Сад, Сад, где взгляд зверя больше значит, чем груды прочтенных книг...

Сад...".

Я прочел ИМ эту поэму целиком и спрашиваю: - Понятно?

– Смотря что, - отвечают ОНИ.

И тогда я впадаю в незапланированный экстаз и долго и восторженно рассказываю о способах использования заранее разработанного литературного приема, задающего принцип построения метафорического ряда, позволяющего за притчевостью изложения видеть вполне осознаваемые реалии окружающей действительности, которая будучи использованной в качестве рабочего материала для создания предполагаемого произведения... Тут я останавливаюсь и спрашиваю: - Что это вы на меня так странно смотрите?

– Интересно, - отвечают ОНИ.

– А понятно?

– А чего тут непонятного, - говорит один из НИХ.
– Надо взять бумагу и написать свой собственный "Зверинец".

– Правильно, - говорю я.
– А чего же мы тут время зря теряем?

– А вот это непонятно, - отвечают ОНИ.

– Ну вот и пишите тогда, - говорю я.
– Только не обязательно "зверинец". Можно про цирк написать или про сумасшедший дом. Или про школу. Или про рынок. Или...

Но ОНИ уже давно строчили со страшной скоростью.
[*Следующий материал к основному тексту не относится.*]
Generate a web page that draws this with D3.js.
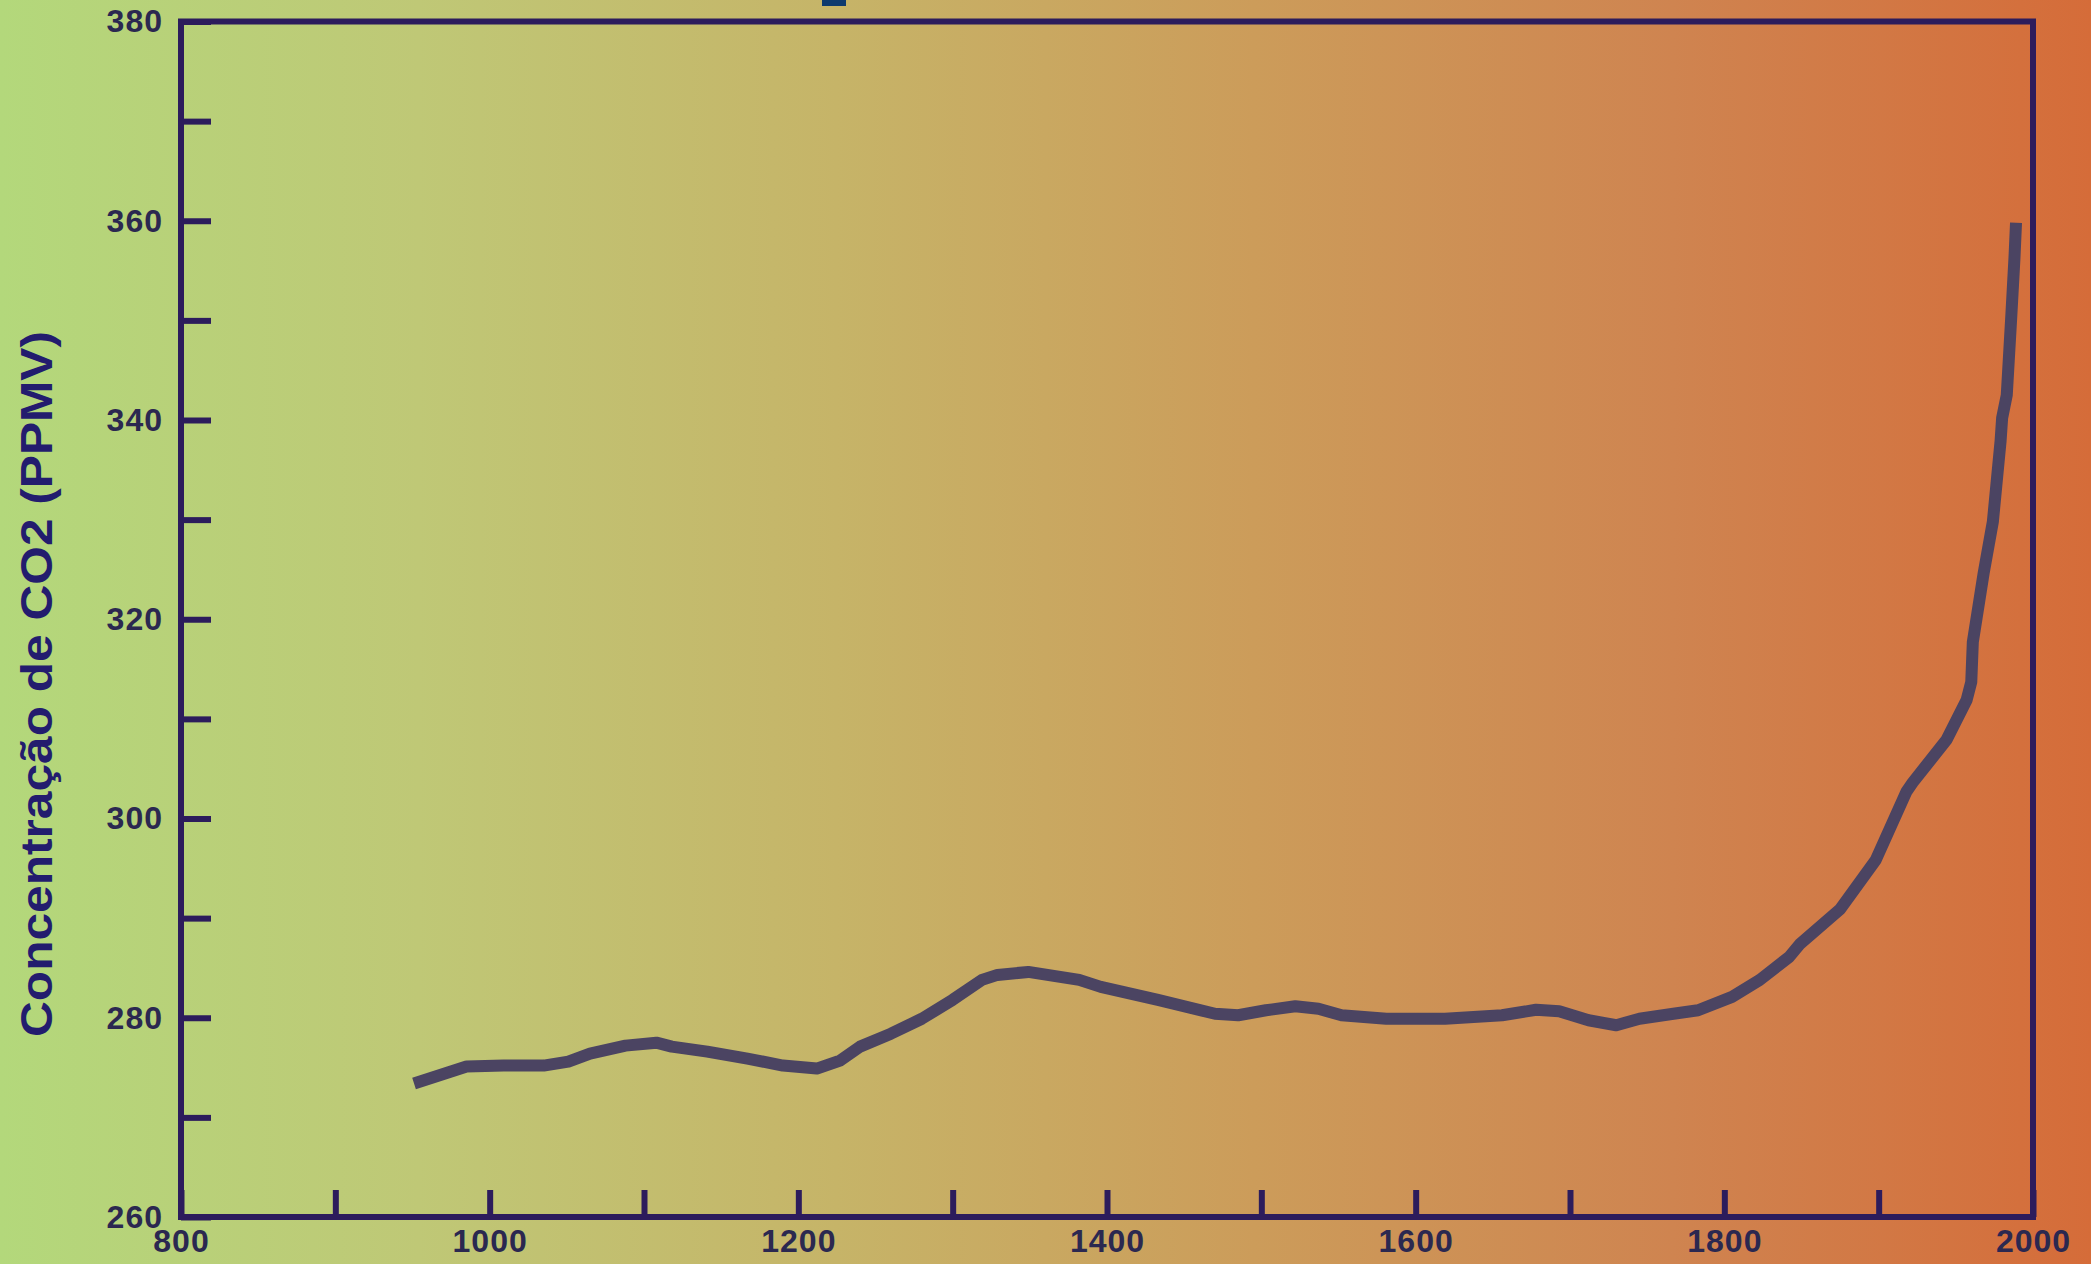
<!DOCTYPE html>
<html>
<head>
<meta charset="utf-8">
<script src="https://cdn.jsdelivr.net/npm/d3@7"></script>
<style>
  html, body { margin: 0; padding: 0; overflow: hidden; }
  svg { display: block; }
</style>
</head>
<body>
<div id="chart"></div>
<script>
// values
const years = [951, 985, 1009, 1035, 1051, 1065, 1088, 1108, 1118, 1141, 1167, 1190, 1212, 1227, 1240,
  1260, 1280, 1300, 1319, 1329, 1349, 1382, 1396, 1433, 1470, 1485, 1503, 1522, 1537, 1552,
  1581, 1619, 1656, 1678, 1693, 1712, 1730, 1745, 1767, 1783, 1805, 1823, 1842, 1849, 1875,
  1898, 1918, 1922, 1944, 1957, 1960, 1961, 1968, 1974, 1979, 1980, 1983, 1986, 1988, 1989]
const co2 = [273.4, 275.1, 275.2, 275.2, 275.6, 276.4, 277.2, 277.5, 277.1, 276.6, 275.9, 275.2, 274.9, 275.7, 277.1,
  278.4, 279.9, 281.8, 283.8, 284.3, 284.6, 283.8, 283.1, 281.8, 280.4, 280.25, 280.75, 281.15, 280.9, 280.25,
  279.9, 279.9, 280.25, 280.8, 280.65, 279.75, 279.25, 279.9, 280.4, 280.75, 282.1, 283.8, 286.1, 287.4, 290.9,
  295.8, 302.7, 303.6, 307.9, 311.9, 313.7, 317.7, 324.6, 329.8, 337.9, 340.2, 342.5, 350.6, 356.3, 359.8]

const xTicks = d3.range(800, 2001, 100)
const xLabels = [800, 1000, 1200, 1400, 1600, 1800, 2000]
const yTicks = d3.range(260, 381, 10)
const yLabels = [260, 280, 300, 320, 340, 360, 380]
const yTitle = "Concentração de CO2 (PPMV)"

const width = 2091
const height = 1264
const margin = {top: 21.5, left: 181, bottom: 47, right: 58}
const innerWidth = width - margin.left - margin.right
const innerHeight = height - margin.top - margin.bottom

const svg = d3.select("#chart").append("svg")
  .attr("width", width)
  .attr("height", height)

const grad = svg.append("defs").append("linearGradient")
  .attr("id", "bg").attr("x1", 0).attr("x2", 1).attr("y1", 0).attr("y2", 0)
const stops = [[0, "#b3d87b"], [0.2, "#bfc876"], [0.4, "#c6b468"], [0.6, "#cc9c5a"], [0.8, "#cf8450"], [1, "#d56c39"]]
grad.selectAll("stop").data(stops).enter().append("stop")
  .attr("offset", d => d[0]).attr("stop-color", d => d[1])

svg.append("rect").attr("width", width).attr("height", height).attr("fill", "url(#bg)")

// cut-off piece of the title at the top edge
svg.append("rect").attr("x", 822).attr("y", 0).attr("width", 24).attr("height", 6).attr("fill", "#0d3a6e")

const group = svg.append("g")
  .attr("transform", `translate(${margin.left},${margin.top})`)

const x = d3.scaleLinear().domain([800, 2000]).range([0, innerWidth])
const y = d3.scaleLinear().domain([260, 380]).range([innerHeight, 0])

const axisColor = "#2c1c5c"
const labelColor = "#2b2850"

const yAxis = group.append("g")
  .call(d3.axisLeft(y).tickValues(yTicks).tickSize(-30).tickSizeOuter(0).tickPadding(18)
    .tickFormat(d => yLabels.includes(d) ? d : ""))
const xAxis = group.append("g")
  .attr("transform", `translate(0,${innerHeight})`)
  .call(d3.axisBottom(x).tickValues(xTicks).tickSize(-27).tickSizeOuter(0).tickPadding(12)
    .tickFormat(d => xLabels.includes(d) ? d : ""))

for (const ax of [yAxis, xAxis]) {
  ax.select(".domain").remove()
  ax.selectAll("line").attr("stroke", axisColor).attr("stroke-width", 6)
  ax.selectAll("text")
    .attr("fill", labelColor)
    .style("font-family", "'Liberation Sans', Arial, sans-serif")
    .style("font-weight", "bold")
    .style("font-size", "32px")
    .style("letter-spacing", "1px")
}

// frame
group.append("rect")
  .attr("width", innerWidth).attr("height", innerHeight)
  .attr("fill", "none").attr("stroke", axisColor).attr("stroke-width", 6)

const line = d3.line().x(d => x(d[0])).y(d => y(d[1]))
group.append("path")
  .datum(years.map((yr, i) => [yr, co2[i]]))
  .attr("d", line)
  .attr("fill", "none")
  .attr("stroke", "#4b4462")
  .attr("stroke-width", 12)
  .attr("stroke-linejoin", "round")

svg.append("text")
  .attr("transform", "translate(52,684) rotate(-90)")
  .attr("text-anchor", "middle")
  .attr("textLength", 706)
  .attr("lengthAdjust", "spacingAndGlyphs")
  .attr("fill", "#231c6e")
  .style("font-family", "'Liberation Sans', Arial, sans-serif")
  .style("font-weight", "bold")
  .style("font-size", "44px")
  .text(yTitle)
</script>
</body>
</html>
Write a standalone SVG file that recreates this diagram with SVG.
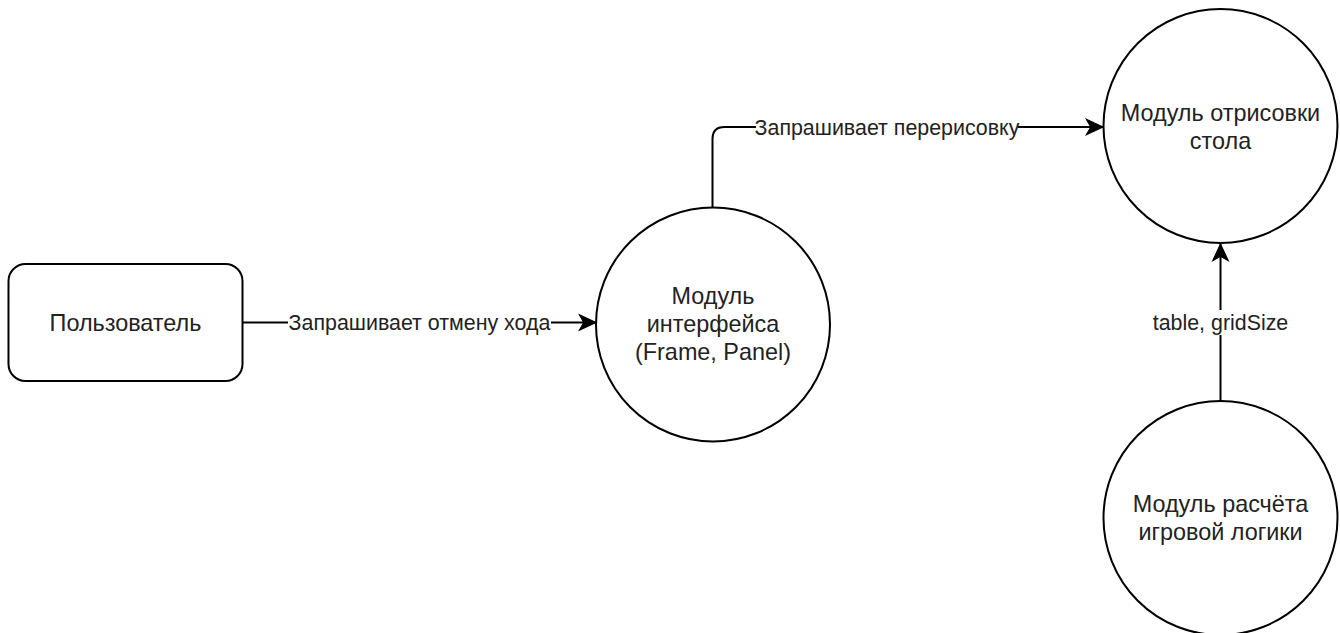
<svg xmlns="http://www.w3.org/2000/svg" width="1340" height="633" viewBox="0 0 1340 633">
<style>
.node{fill:#fff;stroke:#000;stroke-width:2}
.nt{font-family:"Liberation Sans",Arial,sans-serif;font-size:23.4px;fill:#222;text-anchor:middle}
.edge{fill:none;stroke:#000;stroke-width:2}
.lt{font-family:"Liberation Sans",Arial,sans-serif;font-size:21.4px;fill:#222;text-anchor:middle}
.lbg{fill:#fff}
</style>
<defs>
<marker id="arr" markerUnits="userSpaceOnUse" markerWidth="20" markerHeight="20" viewBox="-16 -8 18 16" refX="0" refY="0" orient="auto">
<path d="M0,0 L-15,-7 L-11,0 L-15,7 Z" fill="#000" stroke="#000" stroke-width="1"/>
</marker>
</defs>
<rect width="1340" height="633" fill="#fff"/>
<g id="connectors">
<g id="e1">
<path class="edge" d="M243,322.5 L596,322.5" marker-end="url(#arr)"/>
<rect class="lbg" x="288" y="310" width="263" height="25"/>
<text class="lt" x="419.5" y="330">Запрашивает отмену хода</text>
</g>
<g id="e2">
<path class="edge" d="M712.5,207 L712.5,139 Q712.5,127 724.5,127 L1103,127" marker-end="url(#arr)"/>
<rect class="lbg" x="756" y="114" width="262" height="25"/>
<text class="lt" x="887" y="134.5">Запрашивает перерисовку</text>
</g>
<g id="e3">
<path class="edge" d="M1220.5,401 L1220.5,244" marker-end="url(#arr)"/>
<rect class="lbg" x="1150" y="310" width="141" height="25"/>
<text class="lt" x="1220.5" y="330">table, gridSize</text>
</g>
</g>
<g id="user">
<rect class="node" x="8.5" y="264" width="234" height="117" rx="17" ry="17"/>
<text class="nt" x="125.5" y="330.5">Пользователь</text>
</g>
<g id="ui">
<circle class="node" cx="713" cy="324.5" r="117"/>
<text class="nt" x="713" y="304">Модуль</text>
<text class="nt" x="713" y="332">интерфейса</text>
<text class="nt" x="713" y="360">(Frame, Panel)</text>
</g>
<g id="render">
<circle class="node" cx="1220.5" cy="126" r="117"/>
<text class="nt" x="1220.5" y="121">Модуль отрисовки</text>
<text class="nt" x="1220.5" y="149">стола</text>
</g>
<g id="logic">
<circle class="node" cx="1220.5" cy="518" r="117"/>
<text class="nt" x="1220.5" y="512">Модуль расчёта</text>
<text class="nt" x="1220.5" y="540">игровой логики</text>
</g>
</svg>
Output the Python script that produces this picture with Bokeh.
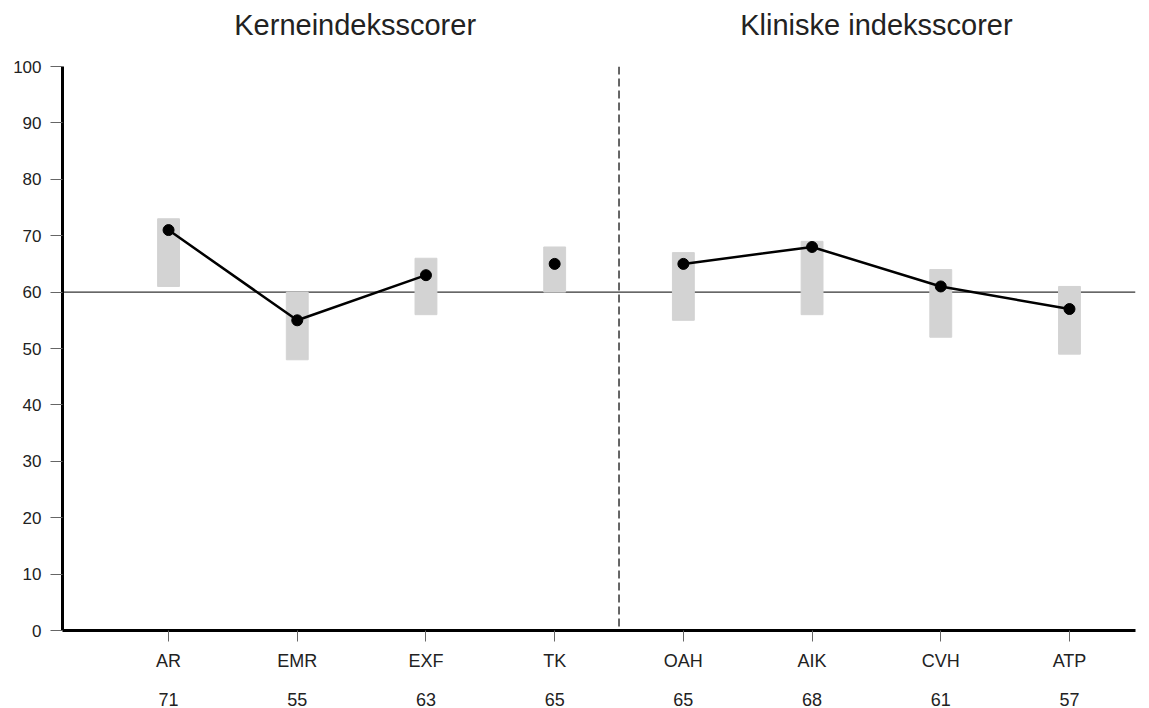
from bokeh.plotting import figure
from bokeh.models import Span, LinearAxis, FixedTicker, Range1d, ColumnDataSource
from bokeh.embed import file_html
from bokeh.resources import INLINE

categories = ["AR", "EMR", "EXF", "TK", "OAH", "AIK", "CVH", "ATP"]
scores = [71, 55, 63, 65, 65, 68, 61, 57]
band_low = [61, 48, 56, 60, 55, 56, 52, 49]
band_high = [73, 60, 66, 68, 67, 69, 64, 61]
line_groups = [[0, 1, 2], [3], [4, 5, 6, 7]]
group_titles = ["Kerneindeksscorer", "Kliniske indeksscorer"]
group_centers = [1.45, 5.5]
y_ticks = list(range(0, 101, 10))
reference_line = 60
divider = 3.5

FONT = "Liberation Sans"
TXT = "#222222"

idx = list(range(len(categories)))
src = ColumnDataSource(dict(x=idx, cat=categories, score=scores, lo=band_low, hi=band_high))

p = figure(width=1141, height=708, x_range=Range1d(-0.824, 7.513), y_range=Range1d(0, 100),
           output_backend="svg", toolbar_location=None, x_axis_type=None,
           min_border_left=62, min_border_right=6, min_border_top=66, min_border_bottom=78)
p.outline_line_color = None
p.xgrid.visible = False
p.ygrid.visible = False

# y axis
ya = p.yaxis[0]
ya.ticker = FixedTicker(ticks=y_ticks)
ya.axis_line_width = 3
ya.axis_line_color = "black"
ya.major_tick_line_color = "#666666"
ya.major_tick_in = 0
ya.major_tick_out = 12
ya.minor_tick_line_color = None
ya.major_label_text_font = FONT
ya.major_label_text_font_size = "17px"
ya.major_label_text_color = TXT
ya.major_label_standoff = 9

# group titles as an axis above
ta = LinearAxis(ticker=FixedTicker(ticks=group_centers),
                major_label_overrides={c: t for c, t in zip(group_centers, group_titles)})
ta.axis_line_color = None
ta.major_tick_line_color = None
ta.minor_tick_line_color = None
ta.major_label_text_font = FONT
ta.major_label_text_font_size = "29px"
ta.major_label_text_color = TXT
ta.major_label_standoff = 20
p.add_layout(ta, "above")

# category axis
xa = LinearAxis(ticker=FixedTicker(ticks=idx),
                major_label_overrides={i: c for i, c in zip(idx, categories)})
xa.axis_line_width = 3
xa.axis_line_color = "black"
xa.major_tick_line_color = "#666666"
xa.major_tick_in = 0
xa.major_tick_out = 11
xa.minor_tick_line_color = None
xa.major_label_text_font = FONT
xa.major_label_text_font_size = "18px"
xa.major_label_text_color = TXT
xa.major_label_standoff = 9
p.add_layout(xa, "below")

# score value axis
va = LinearAxis(ticker=FixedTicker(ticks=idx),
                major_label_overrides={i: str(s) for i, s in zip(idx, scores)})
va.axis_line_color = None
va.major_tick_line_color = None
va.minor_tick_line_color = None
va.major_label_text_font = FONT
va.major_label_text_font_size = "18px"
va.major_label_text_color = TXT
va.major_label_standoff = 13
p.add_layout(va, "below")

p.add_layout(Span(location=reference_line, dimension="width", line_color="black",
                  line_width=1, level="underlay"))
p.add_layout(Span(location=divider, dimension="height", line_color="black",
                  line_width=1.2, line_dash="8 4", level="underlay"))

p.vbar(x="x", bottom="lo", top="hi", width=0.17, color="#d3d3d3", source=src)

xs = [[idx[i] for i in g] for g in line_groups if len(g) > 1]
ys = [[scores[i] for i in g] for g in line_groups if len(g) > 1]
p.multi_line(xs=xs, ys=ys, line_color="black", line_width=2.5)
p.scatter(x="x", y="score", size=11, color="black", source=src)

open("out.html", "w").write(file_html(p, INLINE))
ИМ с самого начала все было понятно.

О, класс, класс,

Где моя соседка Яна просиживает

всю перемену под партой в поисках ручки,

А потом вылезает и найденной ручкой

сдувает с меня алгебру;

Где двоечник Юра по пол-урока простаивает у доски,

Не в силах сообразить, почему дважды два - четыре;

Где отличница Наташа сидит за партой с лицом отличницы

И рисует на клочках бумаги отличниц;

Где торопливая Настя целый день

торопится куда-то успеть,

Чтобы узнать, зачем она так спешила;

Где задумчивый Саша говорит так тихо,

Что на другом конце коридора

приходится переспрашивать.

Где общеизвестная Ия стоит у окна,

как памятник неизвестной семикласснице,

Вырубленный из глыбы известняка;

Где Сережа и Слава на всех смотрят с презрением,

А друг на друга с подозрением;

И

где наша учительница тщетно пытается выяснить,

Сколько все это может продолжаться,

И если этому есть предел, то почему он не наступает.

(Марьяна Орлова, 13 лет)

В оркестре, где есть инструмент,

Черный, с тигриной пастью,

Толстый, с тремя ногами,

То воркующий, то гремящий,

В оркестре, где есть инструмент

Рояль;

В оркестре, где есть инструмент,

Скрипучий, как дверь в небеса,

С пустыми, как небо, глазами

И длинным, как жизнь, языком,

В оркестре, где есть инструмент

Скрипка;

В оркестре, где есть инструмент,

Изогнутый, как улитка,

Блестящий, как брошь и слеза,

С голосом, как у слона,

В оркестре, где есть инструмент

Труба;

В оркестре, где есть инструмент

Всего на одной ноге,

Его голос - глухой басок;

И если задеть по нему

Прутиком с волоском,

То будет он долго вздыхать,

В оркестре, где есть инструмент

Виолончель;

В оркестре этом

Есть еще один инструмент,

Который может стать скрипкой,

Трубой и виолончелью,

Роялем и барабаном,

Он тоньше тоненькой флейты,

Проворней смычка и легче

Самой высокой ноты,

Главный среди инструментов

Палочка дирижера.

(Аня Аврутина, 12 лет)

О, четыреста сорок восьмая, о восьмая,

о, сорок восьмая, о четыреста!

Где Марьяна что-то рисует и пишет рьяно

И явно стыдится своей гениальности,

Где Лиза раздраженно говорит по

телефону "Ну, мама!"

И кусает трубку, и откусывает ее

насовсем, и швыряет в окно,

И злобно ворчит, и лезет на стенку;

Где Сева сосредоточенно смотрит на розетку,

Как будто и вправду хочет засунуть

туда два пальца и засветиться;

Где Вера мрачно скрипит глазами и вращает зубами

И вообще производит ужасное впечатление;

Где Аня так тяжело вздыхает, что другая Аня

Не выдерживает и тоже вздыхает в ответ,

И от их совместного вздоха всем становится плохо

И содрогаются стены, и со стен слетает портрет;

Где Вова, ох, этот Вова, вечно уж этот Вова,

которого, впрочем здесь нет,

Но это ничуть не мешает ему всем мешать;

Где Вячеслав Абрамович ходит и бродит,

и стулом скрипит, и хлопает дверью,

И улыбается во всю четыреста сорок восьмую, восьмую,

сорок восьмую, четыреста!

(Сева Зельченко, 12 лет)

Прошло лет пять. Или даже шесть. И я опять читал ИМ (уже, правда, другим, но все равно - ИМ) стихи Хлебникова и, в частности, этот самый "Зверинец".

И когда читал, подумал, а почему, собственно, ОНИ должны писать не про "Зверинец", а про что-то другое.